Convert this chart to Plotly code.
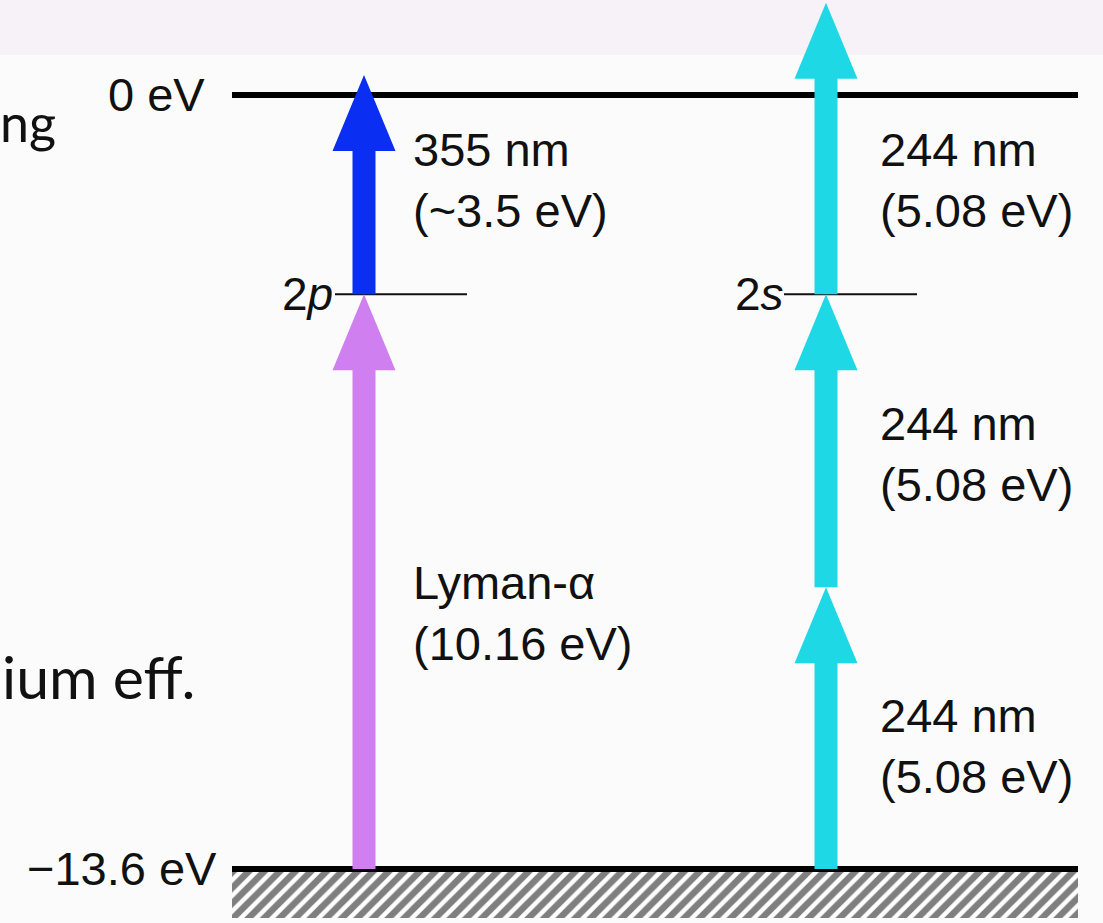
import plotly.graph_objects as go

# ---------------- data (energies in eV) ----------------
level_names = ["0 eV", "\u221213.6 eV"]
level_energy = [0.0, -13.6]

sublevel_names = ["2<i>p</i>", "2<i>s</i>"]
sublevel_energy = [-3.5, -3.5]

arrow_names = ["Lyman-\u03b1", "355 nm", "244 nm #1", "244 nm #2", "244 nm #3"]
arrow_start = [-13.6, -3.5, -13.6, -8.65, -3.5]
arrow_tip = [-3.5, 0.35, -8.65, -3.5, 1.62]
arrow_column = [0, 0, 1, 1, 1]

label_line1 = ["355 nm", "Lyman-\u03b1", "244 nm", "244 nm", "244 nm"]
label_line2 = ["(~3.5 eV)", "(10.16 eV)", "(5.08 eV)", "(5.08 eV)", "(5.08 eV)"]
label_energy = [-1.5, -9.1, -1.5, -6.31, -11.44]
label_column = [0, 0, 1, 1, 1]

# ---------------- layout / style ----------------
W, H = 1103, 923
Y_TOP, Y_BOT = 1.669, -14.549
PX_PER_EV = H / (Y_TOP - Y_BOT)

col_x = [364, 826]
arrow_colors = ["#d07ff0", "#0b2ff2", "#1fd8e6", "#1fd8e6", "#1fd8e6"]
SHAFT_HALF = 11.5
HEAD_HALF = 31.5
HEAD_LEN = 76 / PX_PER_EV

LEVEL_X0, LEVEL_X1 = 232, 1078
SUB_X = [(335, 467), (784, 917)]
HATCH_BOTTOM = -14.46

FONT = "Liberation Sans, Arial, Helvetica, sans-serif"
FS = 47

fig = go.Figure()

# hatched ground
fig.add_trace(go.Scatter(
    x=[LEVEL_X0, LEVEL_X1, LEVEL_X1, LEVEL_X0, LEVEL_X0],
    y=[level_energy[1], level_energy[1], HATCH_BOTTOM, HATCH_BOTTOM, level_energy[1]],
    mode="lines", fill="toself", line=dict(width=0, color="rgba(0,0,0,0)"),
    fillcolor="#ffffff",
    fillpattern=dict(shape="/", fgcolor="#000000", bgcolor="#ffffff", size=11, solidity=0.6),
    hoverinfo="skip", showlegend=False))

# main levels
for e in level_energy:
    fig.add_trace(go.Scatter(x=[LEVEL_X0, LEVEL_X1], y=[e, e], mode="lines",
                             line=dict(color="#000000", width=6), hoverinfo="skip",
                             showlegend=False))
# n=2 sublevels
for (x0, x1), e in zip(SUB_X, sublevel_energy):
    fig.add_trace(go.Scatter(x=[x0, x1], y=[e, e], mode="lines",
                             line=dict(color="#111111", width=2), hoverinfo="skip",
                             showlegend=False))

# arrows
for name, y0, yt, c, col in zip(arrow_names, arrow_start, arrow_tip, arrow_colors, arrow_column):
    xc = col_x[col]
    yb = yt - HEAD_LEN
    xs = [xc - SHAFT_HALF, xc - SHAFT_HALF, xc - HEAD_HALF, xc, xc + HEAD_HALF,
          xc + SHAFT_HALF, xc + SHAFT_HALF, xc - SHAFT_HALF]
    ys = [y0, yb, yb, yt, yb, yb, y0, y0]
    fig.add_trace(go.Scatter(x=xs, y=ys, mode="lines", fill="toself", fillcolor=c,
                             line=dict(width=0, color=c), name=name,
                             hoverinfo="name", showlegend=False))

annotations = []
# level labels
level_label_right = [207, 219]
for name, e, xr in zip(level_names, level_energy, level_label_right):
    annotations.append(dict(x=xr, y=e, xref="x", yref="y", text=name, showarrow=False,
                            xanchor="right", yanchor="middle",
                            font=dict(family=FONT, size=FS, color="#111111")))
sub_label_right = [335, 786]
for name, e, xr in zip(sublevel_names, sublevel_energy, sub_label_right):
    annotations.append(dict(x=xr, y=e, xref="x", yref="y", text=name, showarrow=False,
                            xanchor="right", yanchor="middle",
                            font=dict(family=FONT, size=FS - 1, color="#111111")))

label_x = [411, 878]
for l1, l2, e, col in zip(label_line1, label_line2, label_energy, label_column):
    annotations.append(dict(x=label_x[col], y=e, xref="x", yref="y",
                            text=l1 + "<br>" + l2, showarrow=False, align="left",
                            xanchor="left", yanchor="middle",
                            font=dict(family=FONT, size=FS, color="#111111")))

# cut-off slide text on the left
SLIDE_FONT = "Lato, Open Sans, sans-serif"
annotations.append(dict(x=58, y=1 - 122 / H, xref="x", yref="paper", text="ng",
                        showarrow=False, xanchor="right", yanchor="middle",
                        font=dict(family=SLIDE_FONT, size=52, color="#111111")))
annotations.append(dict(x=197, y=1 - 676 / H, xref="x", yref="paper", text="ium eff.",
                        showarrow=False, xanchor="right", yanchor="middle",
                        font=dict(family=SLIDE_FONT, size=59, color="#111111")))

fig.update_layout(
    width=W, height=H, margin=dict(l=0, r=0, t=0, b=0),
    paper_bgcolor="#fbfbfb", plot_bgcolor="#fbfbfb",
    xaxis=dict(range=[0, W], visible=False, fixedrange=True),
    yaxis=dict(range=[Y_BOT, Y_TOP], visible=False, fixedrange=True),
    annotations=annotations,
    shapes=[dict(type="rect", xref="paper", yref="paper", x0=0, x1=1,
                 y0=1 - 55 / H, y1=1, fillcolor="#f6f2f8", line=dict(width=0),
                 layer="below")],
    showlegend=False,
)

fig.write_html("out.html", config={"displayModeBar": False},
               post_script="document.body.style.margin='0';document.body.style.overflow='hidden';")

***

* TASK PROMPT *
Restate the data above word for word. Do not include the images.

* SOLUTION *
Convert this chart to Plotly code.
import plotly.graph_objects as go

# ---------------- data (energies in eV) ----------------
level_names = ["0 eV", "\u221213.6 eV"]
level_energy = [0.0, -13.6]

sublevel_names = ["2<i>p</i>", "2<i>s</i>"]
sublevel_energy = [-3.5, -3.5]

arrow_names = ["Lyman-\u03b1", "355 nm", "244 nm #1", "244 nm #2", "244 nm #3"]
arrow_start = [-13.6, -3.5, -13.6, -8.65, -3.5]
arrow_tip = [-3.5, 0.35, -8.65, -3.5, 1.62]
arrow_column = [0, 0, 1, 1, 1]

label_line1 = ["355 nm", "Lyman-\u03b1", "244 nm", "244 nm", "244 nm"]
label_line2 = ["(~3.5 eV)", "(10.16 eV)", "(5.08 eV)", "(5.08 eV)", "(5.08 eV)"]
label_energy = [-1.5, -9.1, -1.5, -6.31, -11.44]
label_column = [0, 0, 1, 1, 1]

# ---------------- layout / style ----------------
W, H = 1103, 923
Y_TOP, Y_BOT = 1.669, -14.549
PX_PER_EV = H / (Y_TOP - Y_BOT)

col_x = [364, 826]
arrow_colors = ["#d07ff0", "#0b2ff2", "#1fd8e6", "#1fd8e6", "#1fd8e6"]
SHAFT_HALF = 11.5
HEAD_HALF = 31.5
HEAD_LEN = 76 / PX_PER_EV

LEVEL_X0, LEVEL_X1 = 232, 1078
SUB_X = [(335, 467), (784, 917)]
HATCH_BOTTOM = -14.46

FONT = "Liberation Sans, Arial, Helvetica, sans-serif"
FS = 47

fig = go.Figure()

# hatched ground
fig.add_trace(go.Scatter(
    x=[LEVEL_X0, LEVEL_X1, LEVEL_X1, LEVEL_X0, LEVEL_X0],
    y=[level_energy[1], level_energy[1], HATCH_BOTTOM, HATCH_BOTTOM, level_energy[1]],
    mode="lines", fill="toself", line=dict(width=0, color="rgba(0,0,0,0)"),
    fillcolor="#ffffff",
    fillpattern=dict(shape="/", fgcolor="#000000", bgcolor="#ffffff", size=11, solidity=0.6),
    hoverinfo="skip", showlegend=False))

# main levels
for e in level_energy:
    fig.add_trace(go.Scatter(x=[LEVEL_X0, LEVEL_X1], y=[e, e], mode="lines",
                             line=dict(color="#000000", width=6), hoverinfo="skip",
                             showlegend=False))
# n=2 sublevels
for (x0, x1), e in zip(SUB_X, sublevel_energy):
    fig.add_trace(go.Scatter(x=[x0, x1], y=[e, e], mode="lines",
                             line=dict(color="#111111", width=2), hoverinfo="skip",
                             showlegend=False))

# arrows
for name, y0, yt, c, col in zip(arrow_names, arrow_start, arrow_tip, arrow_colors, arrow_column):
    xc = col_x[col]
    yb = yt - HEAD_LEN
    xs = [xc - SHAFT_HALF, xc - SHAFT_HALF, xc - HEAD_HALF, xc, xc + HEAD_HALF,
          xc + SHAFT_HALF, xc + SHAFT_HALF, xc - SHAFT_HALF]
    ys = [y0, yb, yb, yt, yb, yb, y0, y0]
    fig.add_trace(go.Scatter(x=xs, y=ys, mode="lines", fill="toself", fillcolor=c,
                             line=dict(width=0, color=c), name=name,
                             hoverinfo="name", showlegend=False))

annotations = []
# level labels
level_label_right = [207, 219]
for name, e, xr in zip(level_names, level_energy, level_label_right):
    annotations.append(dict(x=xr, y=e, xref="x", yref="y", text=name, showarrow=False,
                            xanchor="right", yanchor="middle",
                            font=dict(family=FONT, size=FS, color="#111111")))
sub_label_right = [335, 786]
for name, e, xr in zip(sublevel_names, sublevel_energy, sub_label_right):
    annotations.append(dict(x=xr, y=e, xref="x", yref="y", text=name, showarrow=False,
                            xanchor="right", yanchor="middle",
                            font=dict(family=FONT, size=FS - 1, color="#111111")))

label_x = [411, 878]
for l1, l2, e, col in zip(label_line1, label_line2, label_energy, label_column):
    annotations.append(dict(x=label_x[col], y=e, xref="x", yref="y",
                            text=l1 + "<br>" + l2, showarrow=False, align="left",
                            xanchor="left", yanchor="middle",
                            font=dict(family=FONT, size=FS, color="#111111")))

# cut-off slide text on the left
SLIDE_FONT = "Lato, Open Sans, sans-serif"
annotations.append(dict(x=58, y=1 - 122 / H, xref="x", yref="paper", text="ng",
                        showarrow=False, xanchor="right", yanchor="middle",
                        font=dict(family=SLIDE_FONT, size=52, color="#111111")))
annotations.append(dict(x=197, y=1 - 676 / H, xref="x", yref="paper", text="ium eff.",
                        showarrow=False, xanchor="right", yanchor="middle",
                        font=dict(family=SLIDE_FONT, size=59, color="#111111")))

fig.update_layout(
    width=W, height=H, margin=dict(l=0, r=0, t=0, b=0),
    paper_bgcolor="#fbfbfb", plot_bgcolor="#fbfbfb",
    xaxis=dict(range=[0, W], visible=False, fixedrange=True),
    yaxis=dict(range=[Y_BOT, Y_TOP], visible=False, fixedrange=True),
    annotations=annotations,
    shapes=[dict(type="rect", xref="paper", yref="paper", x0=0, x1=1,
                 y0=1 - 55 / H, y1=1, fillcolor="#f6f2f8", line=dict(width=0),
                 layer="below")],
    showlegend=False,
)

fig.write_html("out.html", config={"displayModeBar": False},
               post_script="document.body.style.margin='0';document.body.style.overflow='hidden';")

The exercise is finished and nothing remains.